- Born: February 20, 1979 (age 47)
- Occupation: Entrepreneur
- Known for: e-commerce, consumer internet, venture capital

= Andy Dunn =

American entrepreneur

Andy Dunn (born February 20, 1979) is an American entrepreneur and the co-founder of Bonobos Inc. Dunn was CEO for eleven years after co-founding Bonobos in 2007. In June 2017, Walmart announced it was purchasing Bonobos for $310 million in cash. Dunn joined Walmart after the purchase to lead the company's collection of direct-to-consumer brands, but left the company in January 2020. In April 2023, Walmart sold Bonobos to brand management firm WHP Global and fashion retailer Express Inc. for a combined $75 million, significantly below its original $310 million acquisition price. Following the sale, Dunn returned to Bonobos as an advisor.

== Career ==
=== Early years ===
Dunn was a consultant for Bain & Company in the US and Latin America following college. His time at Bain included consulting for catalog-based retailer Lands’ End, which was inspiration for the direct-to-consumer business and customer service model of Bonobos.

=== Bonobos ===
Started by Stanford graduate students Andy Dunn and Brian Spaly, Bonobos was created with the goal to provide men with better-fitting men's pants and a better shopping experience by building the brand on the internet. The company launched with pants that eliminate "Khaki Diaper Butt” and now offers a full line of menswear, including shirts and suits. Bonobos pioneered the internet-driven direct to consumer (DTC), or digitally native vertical brand (DNVB), retail model. The company launched online and was exclusive online for the first few years. It was the first American brand to use the web as the primary means of story-telling, service, commerce and distribution. The innovation led to the birth of an ecosystem, largely based in New York City, of DTC brands, including Warby Parker, Harry's, Glossier, Allbirds, and Away. Core to the idea of DTC brands is bundling product and service together to drive a higher NPS customer experience than legacy brick-and-mortar driven competition can deliver. To deliver the experience, Bonobos created a customer service team in 2008, the Ninjas, located at the Manhattan headquarters of the company.

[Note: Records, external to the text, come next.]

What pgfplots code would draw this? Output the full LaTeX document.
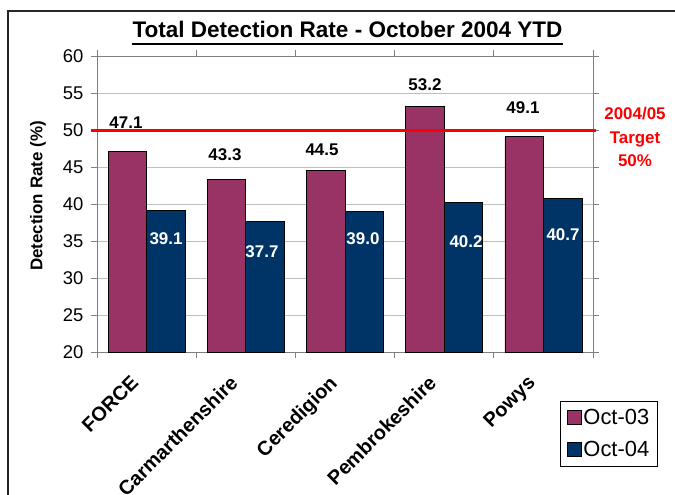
\documentclass[border=0pt]{standalone}
\usepackage{pgfplots}
\pgfplotsset{compat=1.18}
\usepackage{fontspec}
\setmainfont{Liberation Sans}
\definecolor{maroonbar}{HTML}{993366}
\definecolor{navybar}{HTML}{003366}
\definecolor{axisgray}{HTML}{808080}
\pgfplotsset{sqlegend/.style={legend image code/.code={\draw[##1] (0bp,-7bp) rectangle (14bp,7bp);}}}
\begin{document}
\begin{tikzpicture}
\path[use as bounding box] (0,0) rectangle (675bp,-495bp);
\draw[line width=1.5bp, black!85] (8bp,-800bp) -- (8bp,-11bp) -- (900bp,-11bp);
\node[font=\fontsize{22.6}{26}\selectfont\bfseries, anchor=base, inner sep=0pt] (T) at (347.5bp,-37bp) {Total Detection Rate - October 2004 YTD};
\draw[line width=2bp] ([yshift=-6.5bp]T.base west) -- ([yshift=-6.5bp]T.base east);
\begin{axis}[
  at={(97bp,-352bp)}, anchor=south west,
  scale only axis, width=496bp, height=296bp,
  ymin=20, ymax=60, ytick={20,25,...,60},
  xmin=-0.5, xmax=4.5,
  xtick={-0.5,0.5,...,4.5}, xticklabel=\empty,
  extra x ticks={0,1,2,3,4},
  extra x tick labels={FORCE,Carmarthenshire,Ceredigion,Pembrokeshire,Powys},
  extra x tick style={major tick length=0pt, grid=none,
     xticklabel style={font=\fontsize{20}{22}\selectfont\bfseries, xshift=-17bp, yshift=-22bp, rotate=45, anchor=north east, inner sep=0pt}},
  tick align=outside, major tick length=6bp,
  every tick/.style={axisgray, line width=0.8bp},
  axis line style={axisgray, line width=0.9bp},
  ymajorgrids, grid style={draw=black!25, line width=0.8bp},
  yticklabel style={font=\fontsize{18.5}{20}\selectfont, xshift=-4bp},
  /pgf/number format/assume math mode=true,
  every axis y label/.style={at={(axis description cs:-0.119,0.527)}, rotate=90, anchor=center, font=\fontsize{17}{20}\selectfont\bfseries},
  ylabel={Detection Rate (\%)},
  ybar=0pt, bar width=38.5bp,
  clip=false,
  legend style={at={(axis description cs:0.934,-0.1655)}, anchor=north west, draw=black, line width=0.8bp,
     font=\fontsize{22}{24}\selectfont, inner xsep=6bp, inner ysep=6bp, row sep=11bp,
     cells={anchor=west}},
]
\addplot[fill=maroonbar, draw=black, line width=0.8bp, sqlegend]
  coordinates {(0,47.1) (1,43.3) (2,44.5) (3,53.2) (4,49.1)};
\addlegendentry{Oct-03}
\addplot[fill=navybar, draw=black, line width=0.8bp, sqlegend]
  coordinates {(0,39.1) (1,37.7) (2,39.0) (3,40.2) (4,40.7)};
\addlegendentry{Oct-04}
\addplot[forget plot, sharp plot, red, line width=3bp] coordinates {(-0.56,50) (4.53,50)};
\begin{scope}[every node/.style={font=\fontsize{17}{20}\selectfont\bfseries, inner sep=0pt, anchor=center}]
\node at (axis cs:-0.208,50.95) {47.1};
\node at (axis cs:0.790,46.62) {43.3};
\node at (axis cs:1.768,47.30) {44.5};
\node at (axis cs:2.806,56.08) {53.2};
\node at (axis cs:3.794,52.97) {49.1};
\node[white] at (axis cs:0.196,35.27) {39.1};
\node[white] at (axis cs:1.163,33.51) {37.7};
\node[white] at (axis cs:2.181,35.27) {39.0};
\node[white] at (axis cs:3.220,34.86) {40.2};
\node[white] at (axis cs:4.198,35.81) {40.7};
\end{scope}
\end{axis}
\node[font=\fontsize{17}{23.5}\selectfont\bfseries, text=red, align=center, anchor=center] at (635bp,-137bp) {2004/05\\Target\\50\%};
\end{tikzpicture}
\end{document}
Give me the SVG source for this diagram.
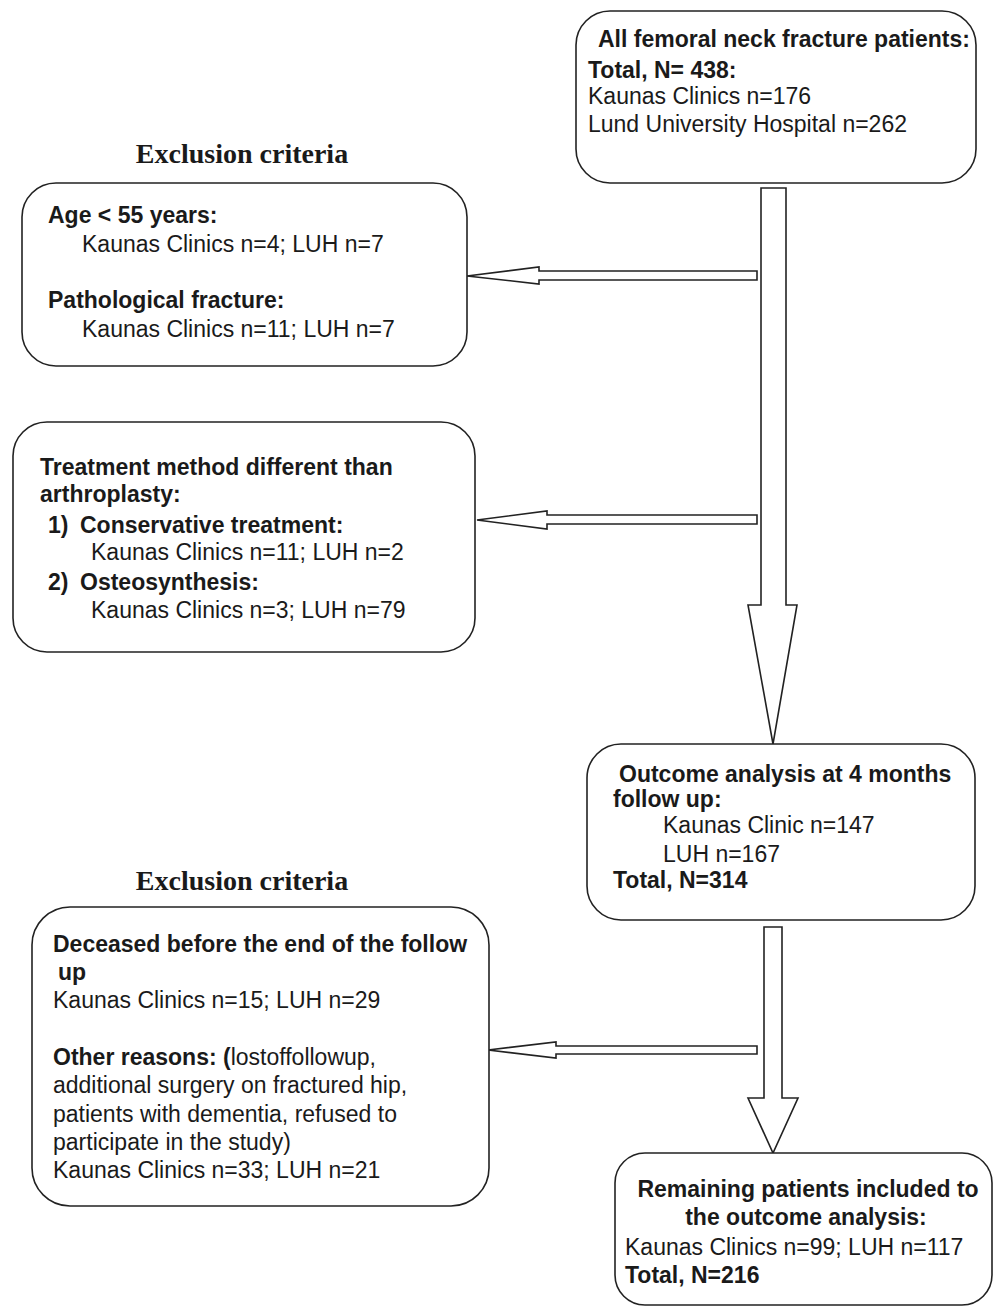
<svg xmlns="http://www.w3.org/2000/svg" width="995" height="1311" viewBox="0 0 995 1311">
<style>
.box{fill:#fff;stroke:#222;stroke-width:1.6}
.arr{fill:#fff;stroke:#222;stroke-width:1.6;stroke-linejoin:miter}
text{font-family:"Liberation Sans",Arial,sans-serif;font-size:23px;fill:#1a1a1a}
.b{font-weight:bold}
.title{font-family:"Liberation Serif","Times New Roman",serif;font-size:28px;font-weight:bold}
</style>
<rect width="995" height="1311" fill="#fff"/>
<g id="connectors">
<polygon class="arr" points="761,188 786,188 786,605 797,605 773,744 748,605 761,605"/>
<polygon class="arr" points="764,927 782,927 782,1098 798,1098 773,1153 748,1098 764,1098"/>
<polygon class="arr" points="757,271 757,280 539,280 539,284 467,276 539,267 539,271"/>
<polygon class="arr" points="757,515 757,524 547,524 547,529 477,520 547,511 547,515"/>
<polygon class="arr" points="757,1046 757,1054 556,1054 556,1058 488,1050 556,1042 556,1046"/>
</g>
<g id="title1"><text class="title" x="242" y="163" text-anchor="middle">Exclusion criteria</text></g>
<g id="title2"><text class="title" x="242" y="890" text-anchor="middle">Exclusion criteria</text></g>
<g id="all-patients">
<rect class="box" x="576" y="11" width="400" height="172" rx="34"/>
<text class="b" x="598" y="47">All femoral neck fracture patients:</text>
<text class="b" x="588" y="78">Total, N= 438:</text>
<text x="588" y="104">Kaunas Clinics n=176</text>
<text x="588" y="132">Lund University Hospital n=262</text>
</g>
<g id="age">
<rect class="box" x="22" y="183" width="445" height="183" rx="34"/>
<text class="b" x="48" y="223">Age &lt; 55 years:</text>
<text x="82" y="252">Kaunas Clinics n=4; LUH n=7</text>
<text class="b" x="48" y="308">Pathological fracture:</text>
<text x="82" y="337">Kaunas Clinics n=11; LUH n=7</text>
</g>
<g id="treatment">
<rect class="box" x="13" y="422" width="462" height="230" rx="34"/>
<text class="b" x="40" y="475">Treatment method different than</text>
<text class="b" x="40" y="502">arthroplasty:</text>
<text class="b" x="48" y="533">1)</text>
<text class="b" x="80" y="533">Conservative treatment:</text>
<text x="91" y="560">Kaunas Clinics n=11; LUH n=2</text>
<text class="b" x="48" y="590">2)</text>
<text class="b" x="80" y="590">Osteosynthesis:</text>
<text x="91" y="618">Kaunas Clinics n=3; LUH n=79</text>
</g>
<g id="outcome">
<rect class="box" x="587" y="744" width="388" height="176" rx="34"/>
<text class="b" x="619" y="782">Outcome analysis at 4 months</text>
<text class="b" x="613" y="807">follow up:</text>
<text x="663" y="833">Kaunas Clinic n=147</text>
<text x="663" y="862">LUH n=167</text>
<text class="b" x="613" y="888">Total, N=314</text>
</g>
<g id="deceased">
<rect class="box" x="32" y="907" width="457" height="299" rx="38"/>
<text class="b" x="53" y="952">Deceased before the end of the follow</text>
<text class="b" x="58" y="980">up</text>
<text x="53" y="1008">Kaunas Clinics n=15; LUH n=29</text>
<text x="53" y="1065"><tspan class="b">Other reasons: (</tspan>lostoffollowup,</text>
<text x="53" y="1093">additional surgery on fractured hip,</text>
<text x="53" y="1122">patients with dementia, refused to</text>
<text x="53" y="1150">participate in the study)</text>
<text x="53" y="1178">Kaunas Clinics n=33; LUH n=21</text>
</g>
<g id="remaining">
<rect class="box" x="615" y="1153" width="377" height="152" rx="30"/>
<text class="b" x="808" y="1197" text-anchor="middle">Remaining patients included to</text>
<text class="b" x="806" y="1225" text-anchor="middle">the outcome analysis:</text>
<text x="625" y="1255">Kaunas Clinics n=99; LUH n=117</text>
<text class="b" x="625" y="1283">Total, N=216</text>
</g>
</svg>
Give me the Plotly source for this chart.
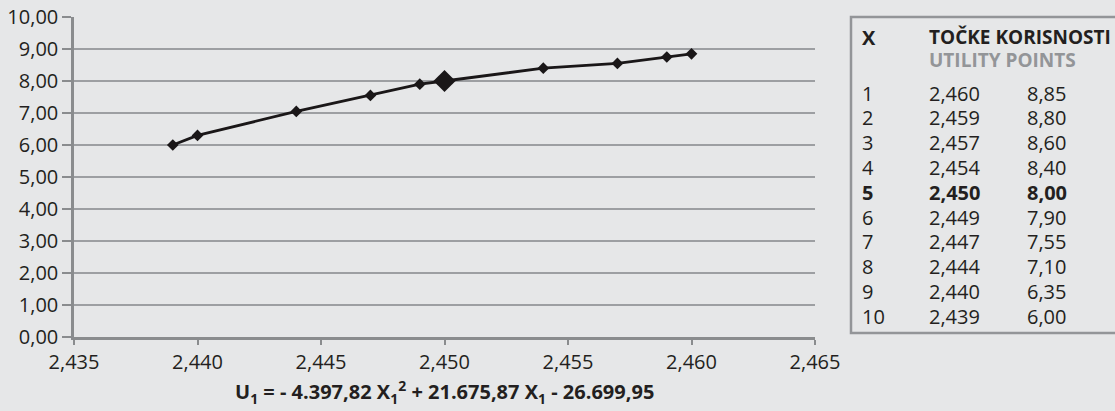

The Ninjas became a key part of the Bonobos experience in serving customers.

==== Guideshops ====
In 2011, the company invented a new retail model: apparel stores as fit-to-ship showrooms.

=== Red Swan ===
In 2011 Dunn cofounded the angel investment firm, Red Swan, which is focused on investing in consumer retail and consumer internet companies.

== Personal life ==
Dunn grew up in Chicago alongside his sister, Monica Royer, founder of Monica + Andy. His mom, Usha Ahuja Dunn, is an immigrant from India and his father, Charles Dunn, is the author of The Nurse and the Navigator, a World War II memoir of the wartime romance of his parents.

In 2017, Dunn married Manuela Zoninsein, a Brazilian immigrant and sustainability entrepreneur. Dunn and Zoninsein live in Chicago.

In 2022, Dunn went public with his battle with bipolar I disorder, describing it in his autobiography Burn Rate: Launching a Startup and Losing My Mind (Crown Currency) and in public talks, discussing how he was diagnosed with it in college after a manic episode, and how he hid it during his startup years, despite incidents including hospitalization at Bellevue Hospital in 2016, after which he was arrested for "stripping naked in the throes of mania and assaulting his then girlfriend and elderly mother-in-law". In 2023, he delivered a TED Talk titled "Lessons from Losing My Mind", further discussing his diagnosis and his efforts to destigmatize mental health in the workplace.

== Awards and recognition ==
- Crain's New York Business 40 under 40 list in 2013.
- Fortune's 40 Under 40 in 2018.
- Mover and Shaker of New York's startup scene, Entrepreneur magazine, 2013.
- Sexiest CEOs Alive, Business Insider.
- 100 People Transforming the World of Business, Business Insider.